** begin **

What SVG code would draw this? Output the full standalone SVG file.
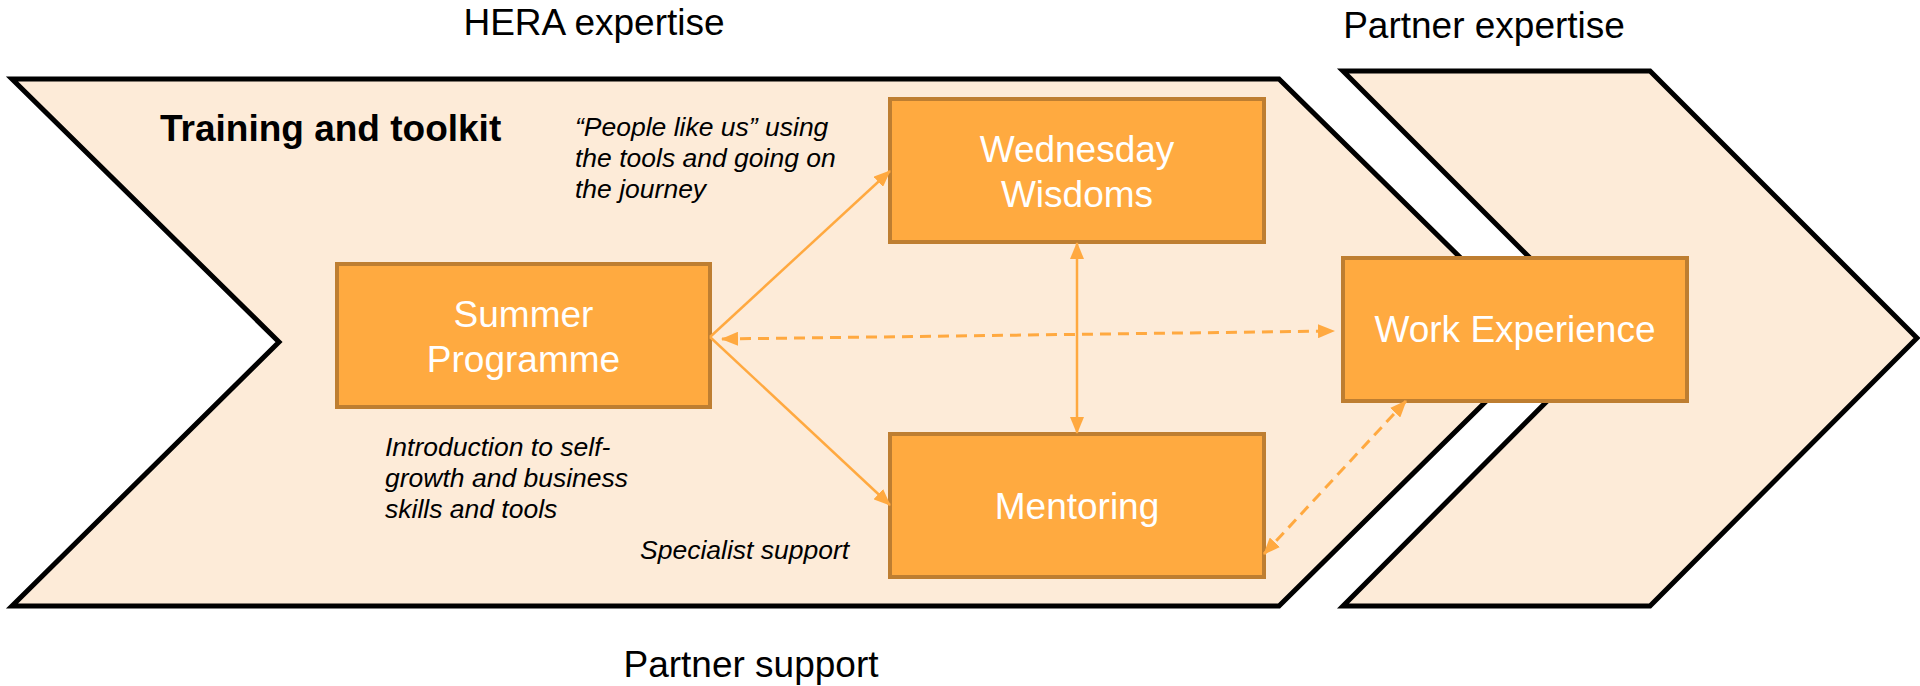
<svg xmlns="http://www.w3.org/2000/svg" width="1920" height="686" viewBox="0 0 1920 686">
<style>
.chev{fill:#FDEBD8;stroke:#000;stroke-width:5;stroke-linejoin:miter}
.box{fill:#FFAA40;stroke:#BE7E31;stroke-width:4}
.btxt{font-family:"Liberation Sans",Arial,sans-serif;font-size:37px;fill:#fff;text-anchor:middle}
.hdr{font-family:"Liberation Sans",Arial,sans-serif;font-size:37px;fill:#000}
.ital{font-family:"Liberation Sans",Arial,sans-serif;font-size:26.5px;font-style:italic;fill:#000}
.solid{stroke:#FFA940;stroke-width:2.5;fill:none}
.dash{stroke:#FFA940;stroke-width:3;fill:none;stroke-dasharray:11 7}
</style>
<defs>
<marker id="ah" markerUnits="userSpaceOnUse" markerWidth="17" markerHeight="14" refX="16" refY="7" orient="auto-start-reverse">
<path d="M0,0 L17,7 L0,14 z" fill="#FFA940"/>
</marker>
</defs>
<g id="chevrons">
<polygon class="chev" points="12,79 1279,79 1546,342 1279,606 12,606 279,342"/>
<polygon class="chev" points="1343,71 1650,71 1917,338 1650,606 1343,606 1610,338"/>
</g>
<g id="labels">
<text class="hdr" x="594" y="35" text-anchor="middle">HERA expertise</text>
<text class="hdr" x="1484" y="38" text-anchor="middle">Partner expertise</text>
<text class="hdr" x="751" y="677" text-anchor="middle">Partner support</text>
<text class="hdr" x="160" y="141" font-weight="bold">Training and toolkit</text>
<text class="ital" x="575"><tspan x="575" y="136">“People like us” using</tspan><tspan x="575" y="167">the tools and going on</tspan><tspan x="575" y="198">the journey</tspan></text>
<text class="ital" x="385"><tspan x="385" y="456">Introduction to self-</tspan><tspan x="385" y="487">growth and business</tspan><tspan x="385" y="518">skills and tools</tspan></text>
<text class="ital" x="640" y="559">Specialist support</text>
</g>
<g id="summer-programme">
<rect class="box" x="337" y="264" width="373" height="143"/>
<text class="btxt" x="523.5" y="327">Summer</text>
<text class="btxt" x="523.5" y="372">Programme</text>
</g>
<g id="wednesday-wisdoms">
<rect class="box" x="890" y="99" width="374" height="143"/>
<text class="btxt" x="1077" y="162">Wednesday</text>
<text class="btxt" x="1077" y="207">Wisdoms</text>
</g>
<g id="mentoring">
<rect class="box" x="890" y="434" width="374" height="143"/>
<text class="btxt" x="1077" y="519">Mentoring</text>
</g>
<g id="work-experience">
<rect class="box" x="1343" y="258" width="344" height="143"/>
<text class="btxt" x="1515" y="342">Work Experience</text>
</g>
<g id="connectors">
<line class="solid" x1="710" y1="337" x2="890" y2="171" marker-end="url(#ah)"/>
<line class="solid" x1="710" y1="337" x2="890" y2="505" marker-end="url(#ah)"/>
<line class="solid" x1="1077" y1="243" x2="1077" y2="433" marker-start="url(#ah)" marker-end="url(#ah)"/>
<line class="dash" x1="722" y1="339" x2="1334" y2="331" marker-start="url(#ah)" marker-end="url(#ah)"/>
<line class="dash" x1="1264" y1="554" x2="1406" y2="401" marker-start="url(#ah)" marker-end="url(#ah)"/>
</g>
</svg>
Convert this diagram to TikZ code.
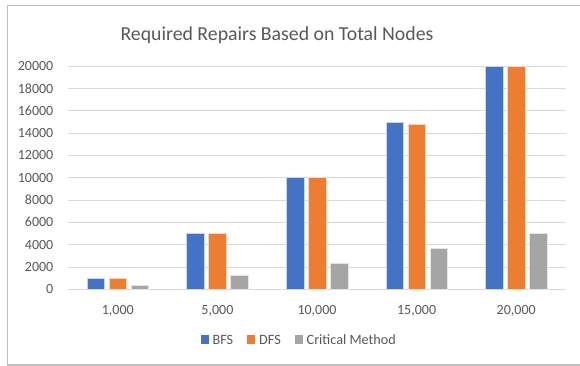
\documentclass[tikz,border=0pt]{standalone}
\usepackage{fontspec}
\setmainfont{Carlito}
\definecolor{bfsblue}{HTML}{4472C4}
\definecolor{dfsorange}{HTML}{ED7D31}
\definecolor{critgray}{HTML}{A5A5A5}
\definecolor{gridgray}{HTML}{D9D9D9}
\definecolor{labelgray}{HTML}{595959}
\definecolor{framegray}{HTML}{BFBFBF}
\tikzset{
  gridline/.style={draw=gridgray, line width=0.9pt},
  bar/.style={line width=0.5pt, draw=white!70!#1, fill=#1},
  ticklabel/.style={anchor=east, text=labelgray, font=\fontsize{14}{16}\selectfont, inner sep=0pt},
  catlabel/.style={anchor=base, text=labelgray, font=\fontsize{14}{16}\selectfont, inner sep=0pt},
  legendtext/.style={anchor=base west, text=labelgray, font=\fontsize{14.2}{16}\selectfont, inner sep=0pt},
  legendkey/.style={fill=#1, draw=none, minimum size=8.5pt, inner sep=0pt},
}
\begin{document}
\begin{tikzpicture}[x=1pt, y=-1pt]
  \useasboundingbox (0,0) rectangle (580,366);
  \fill[white] (0,0) rectangle (580,366);
  % chart frame (open on the right)
  \draw[draw=framegray, line width=1.5pt] (581,5.5) -- (7.5,5.5) -- (7.5,365.2) -- (581,365.2);

  % title
  \node[anchor=base, text=labelgray, font=\fontsize{19.8}{24}\selectfont, inner sep=0pt]
    (title) at (277,41) {Required Repairs Based on Total Nodes};

  % value axis: gridlines every 2000, 0 at y=289.3, 20000 at y=66
  \foreach \v [count=\i from 0] in {0,2000,4000,6000,8000,10000,12000,14000,16000,18000,20000} {
    \pgfmathsetmacro{\yy}{289.3-\i*22.33}
    \draw[gridline] (68,\yy) -- (566,\yy);
    \node[ticklabel] (tick\i) at (53.5,\yy) {\v};
  }

  % bars (values in thousands): BFS, DFS, Critical Method per group
  \foreach \lab/\b/\d/\c [count=\g from 0] in
      {1{,}000/1/1/0.32,
       5{,}000/5/5/1.25,
       10{,}000/10/10/2.34,
       15{,}000/15/14.75/3.7,
       20{,}000/20/20/5.03} {
    \pgfmathsetmacro{\cx}{117.8+\g*99.6}
    \pgfmathsetmacro{\hb}{289.3-\b*11.165}
    \pgfmathsetmacro{\hd}{289.3-\d*11.165}
    \pgfmathsetmacro{\hc}{289.3-\c*11.165}
    \draw[bar=bfsblue]   (\cx-30.7,289.3) rectangle (\cx-13.2,\hb);
    \draw[bar=dfsorange] (\cx-8.7,289.3)  rectangle (\cx+8.8,\hd);
    \draw[bar=critgray]  (\cx+13.3,289.3) rectangle (\cx+30.8,\hc);
    \node[catlabel] (cat\g) at (\cx,314) {\lab};
  }

  % legend
  \node[legendkey=bfsblue]   (kbfs)  at (205,339.5) {};
  \node[legendtext] (lbfs) at (212.5,344) {BFS};
  \node[legendkey=dfsorange] (kdfs)  at (251,339.5) {};
  \node[legendtext] (ldfs) at (259,344) {DFS};
  \node[legendkey=critgray]  (kcrit) at (299,339.5) {};
  \node[legendtext] (lcrit) at (306.5,344) {Critical Method};
\end{tikzpicture}
\end{document}
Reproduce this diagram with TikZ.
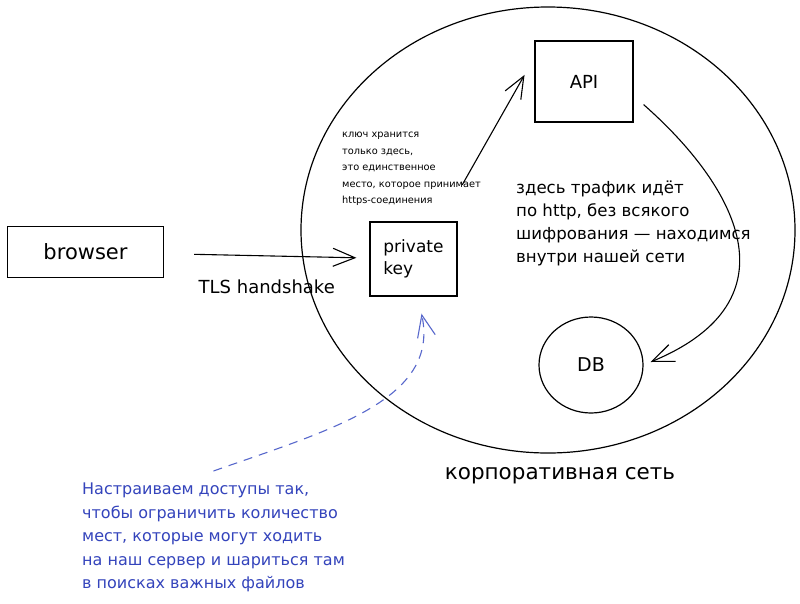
\documentclass[tikz,border=0pt]{standalone}
\usepackage{fontspec}
\setmainfont{DejaVu Sans}
\usetikzlibrary{shapes.geometric,arrows.meta}
\definecolor{noteblue}{RGB}{52,68,188}
\definecolor{dashblue}{RGB}{88,104,204}
\begin{document}
\begin{tikzpicture}[x=1pt, y=-1pt,
    sysbox/.style={rectangle, draw=black, line width=1.2pt, inner sep=0pt},
    sysring/.style={ellipse, draw=black, line width=1.2pt, inner sep=0pt},
    sysarr/.style={->, >={Straight Barb[length=22pt,width=18pt]}, line width=1.1pt},
    memo/.style={inner sep=0pt, align=left, anchor=north west}
]
\useasboundingbox[fill=white] (0,0) rectangle (800,603);

% Network boundary
\node[sysring, minimum width=494pt, minimum height=446pt] (net) at (548,230) {};
\node[font=\fontsize{21.5}{24}\selectfont] (netlabel) at (560,476) {корпоративная сеть};

% Boxes
\node[sysbox, minimum width=156pt, minimum height=51pt, font=\fontsize{21}{24}\selectfont] (browser) at (85.5,252) {browser};
\node[sysbox, minimum width=87pt, minimum height=74pt] (pkey) at (413.5,259) {};
\node[align=left, inner sep=0pt, font=\fontsize{17}{22}\selectfont] (pkeytext) at (pkey) {private\\key};
\node[sysbox, minimum width=98pt, minimum height=81pt, font=\fontsize{18}{20}\selectfont] (api) at (584,81.5) {API};
\node[sysring, minimum width=104pt, minimum height=96pt, font=\fontsize{19}{20}\selectfont] (db) at (591,365) {DB};

% Notes
\node[memo, font=\fontsize{9.8}{16.5}\selectfont] (keynote) at (342,132) {ключ хранится\\только здесь,\\это единственное\\место, которое принимает\\https-соединения};
\node[memo, font=\fontsize{16.6}{23}\selectfont] (httpnote) at (516,181) {здесь трафик идёт\\по http, без всякого\\шифрования — находимся\\внутри нашей сети};
\node[memo, text=noteblue, font=\fontsize{16}{23.5}\selectfont] (accessnote) at (82,483) {Настраиваем доступы так,\\чтобы ограничить количество\\мест, которые могут ходить\\на наш сервер и шариться там\\в поисках важных файлов};

% Connections
\draw[sysarr, shorten <=30pt, shorten >=13pt] (browser) -- node[below=20pt, font=\fontsize{18}{20}\selectfont] (tls) {TLS handshake} (pkey);
\draw[sysarr, shorten <=42pt, shorten >=20pt] ([xshift=28pt]pkey.north) -- ([yshift=24pt]api.west);
\draw[sysarr] ([shift={(10,-18)}]api.south east) .. controls (735,185) and (800,300) .. ([shift={(7,-3)}]db.east);
\draw[sysarr, dashblue, dashed, dash pattern=on 9pt off 7pt] ([yshift=12pt]accessnote.north) .. controls (330,430) and (440,400) .. ([shift={(8,17)}]pkey.south);

\end{tikzpicture}
\end{document}
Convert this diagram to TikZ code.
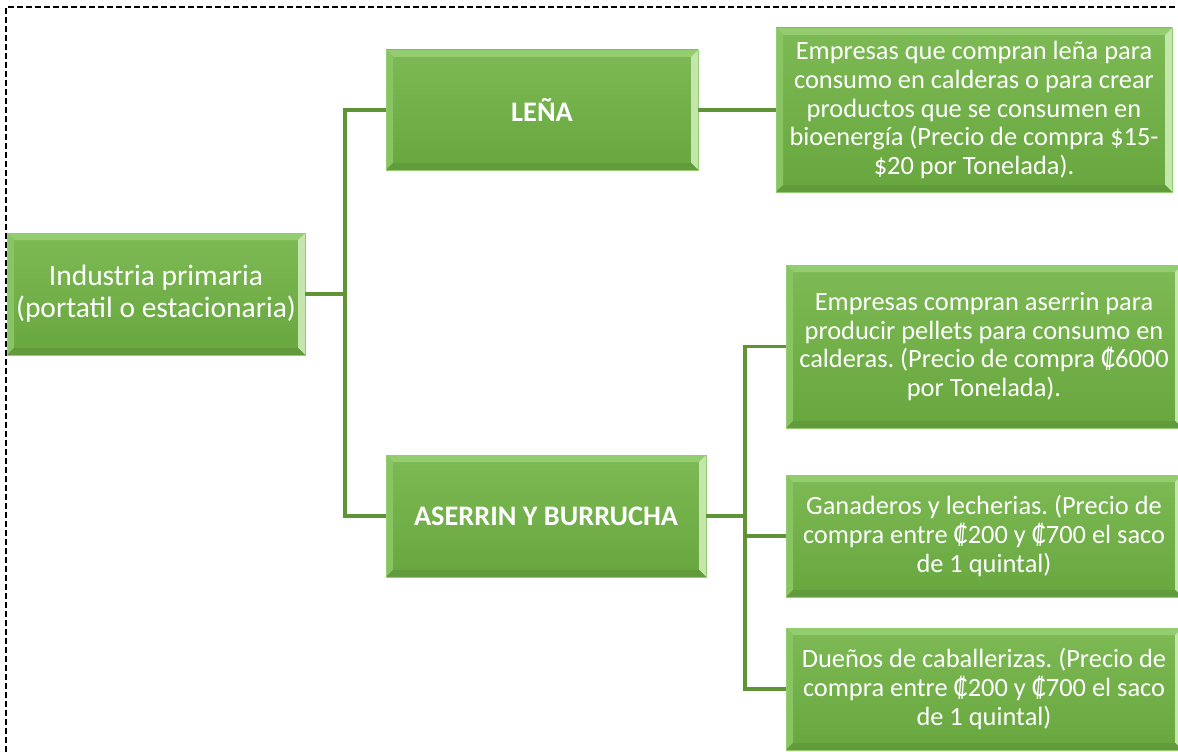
\documentclass[tikz,border=0pt]{standalone}
\usepackage{fontspec}
\setmainfont{Carlito}
\frenchspacing
\usetikzlibrary{calc}
\definecolor{gtop}{HTML}{7DBA55}
\definecolor{gbot}{HTML}{68A63E}
\definecolor{bevT}{HTML}{94CC70}
\definecolor{bevL}{HTML}{88C463}
\definecolor{bevR}{HTML}{C4E6AC}
\definecolor{bevB}{HTML}{629B3C}
\definecolor{conn}{HTML}{5E9436}
\tikzset{
  gbox/.style={rectangle, inner sep=0pt, align=center, text=white,
    top color=gtop, bottom color=gbot, draw=bevT, line width=0.6pt,
    path picture={
      \coordinate (pnw) at (path picture bounding box.north west);
      \coordinate (pne) at (path picture bounding box.north east);
      \coordinate (psw) at (path picture bounding box.south west);
      \coordinate (pse) at (path picture bounding box.south east);
      \fill[bevT] (pnw) -- (pne) -- ($(pne)+(-7,7)$) -- ($(pnw)+(7,7)$) -- cycle;
      \fill[bevL] (pnw) -- ($(pnw)+(7,7)$) -- ($(psw)+(7,-7)$) -- (psw) -- cycle;
      \fill[bevR] (pne) -- ($(pne)+(-7,7)$) -- ($(pse)+(-7,-7)$) -- (pse) -- cycle;
      \fill[bevB] (psw) -- ($(psw)+(7,-7)$) -- ($(pse)+(-7,-7)$) -- (pse) -- cycle;
    }},
  smalltxt/.style={font=\fontsize{26.4}{28.8}\selectfont},
  bigtxt/.style={font=\fontsize{29.5}{32}\selectfont},
  boldtxt/.style={font=\fontsize{28.3}{32}\selectfont\bfseries},
  link/.style={draw=conn, line width=3.2pt},
  frame/.style={draw=black, line width=1.7pt, dash pattern=on 6pt off 3pt}
}
\begin{document}
\begin{tikzpicture}[x=1pt,y=-1pt]
\useasboundingbox (0,0) rectangle (1178,752);
\begin{scope}
\clip (0,0) rectangle (1178,752);
\draw[frame] (6,752) -- (6,7) -- (1178,7);

\node[gbox, bigtxt, minimum width=298pt, minimum height=122pt] (ind) at (156,294)
  {Industria primaria\\(portatil o estacionaria)};
\node[gbox, boldtxt, minimum width=312pt, minimum height=120pt] (lena) at (542,110) {LEÑA};
\node[gbox, boldtxt, minimum width=320pt, minimum height=122pt] (aser) at (546,516) {ASERRIN Y BURRUCHA};
\node[gbox, smalltxt, minimum width=396pt, minimum height=164pt] (r1) at (974,110)
  {Empresas que compran leña para\\consumo en calderas o para crear\\productos que se consumen en\\bioenergía (Precio de compra \$15-\\\$20 por Tonelada).};
\node[gbox, smalltxt, minimum width=396pt, minimum height=163pt] (r2) at (984,346.5)
  {Empresas compran aserrin para\\producir pellets para consumo en\\calderas. (Precio de compra ₡6000\\por Tonelada).};
\node[gbox, smalltxt, minimum width=396pt, minimum height=122pt] (r3) at (984,536)
  {Ganaderos y lecherias. (Precio de\\compra entre ₡200 y ₡700 el saco\\de 1 quintal)};
\node[gbox, smalltxt, minimum width=396pt, minimum height=122pt] (r4) at (984,689)
  {Dueños de caballerizas. (Precio de\\compra entre ₡200 y ₡700 el saco\\de 1 quintal)};

\coordinate (j1) at (345,294);
\coordinate (j2) at (745,516);
\draw[link] (ind.east) -- (j1);
\draw[link] (lena.west) -| (j1) |- (aser.west);
\draw[link] (lena.east) -- (r1.west);
\draw[link] (aser.east) -- (j2);
\draw[link] (r2.west) -| (j2) |- (r4.west);
\draw[link] (j2 |- r3.west) -- (r3.west);
\end{scope}
\end{tikzpicture}
\end{document}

** end **

(EXERCISE REQUIREMENTS): Above are the records. Print exactly the lines from the one containing "Reproduce this diagram with TikZ." to the one containing "minimum width=104pt, minimum", both included, and nothing else; pictures are excluded.

(RESPONSE):
Reproduce this diagram with TikZ.
\documentclass[tikz,border=0pt]{standalone}
\usepackage{fontspec}
\setmainfont{DejaVu Sans}
\usetikzlibrary{shapes.geometric,arrows.meta}
\definecolor{noteblue}{RGB}{52,68,188}
\definecolor{dashblue}{RGB}{88,104,204}
\begin{document}
\begin{tikzpicture}[x=1pt, y=-1pt,
    sysbox/.style={rectangle, draw=black, line width=1.2pt, inner sep=0pt},
    sysring/.style={ellipse, draw=black, line width=1.2pt, inner sep=0pt},
    sysarr/.style={->, >={Straight Barb[length=22pt,width=18pt]}, line width=1.1pt},
    memo/.style={inner sep=0pt, align=left, anchor=north west}
]
\useasboundingbox[fill=white] (0,0) rectangle (800,603);

% Network boundary
\node[sysring, minimum width=494pt, minimum height=446pt] (net) at (548,230) {};
\node[font=\fontsize{21.5}{24}\selectfont] (netlabel) at (560,476) {корпоративная сеть};

% Boxes
\node[sysbox, minimum width=156pt, minimum height=51pt, font=\fontsize{21}{24}\selectfont] (browser) at (85.5,252) {browser};
\node[sysbox, minimum width=87pt, minimum height=74pt] (pkey) at (413.5,259) {};
\node[align=left, inner sep=0pt, font=\fontsize{17}{22}\selectfont] (pkeytext) at (pkey) {private\\key};
\node[sysbox, minimum width=98pt, minimum height=81pt, font=\fontsize{18}{20}\selectfont] (api) at (584,81.5) {API};
\node[sysring, minimum width=104pt, minimum height=96pt, font=\fontsize{19}{20}\selectfont] (db) at (591,365) {DB};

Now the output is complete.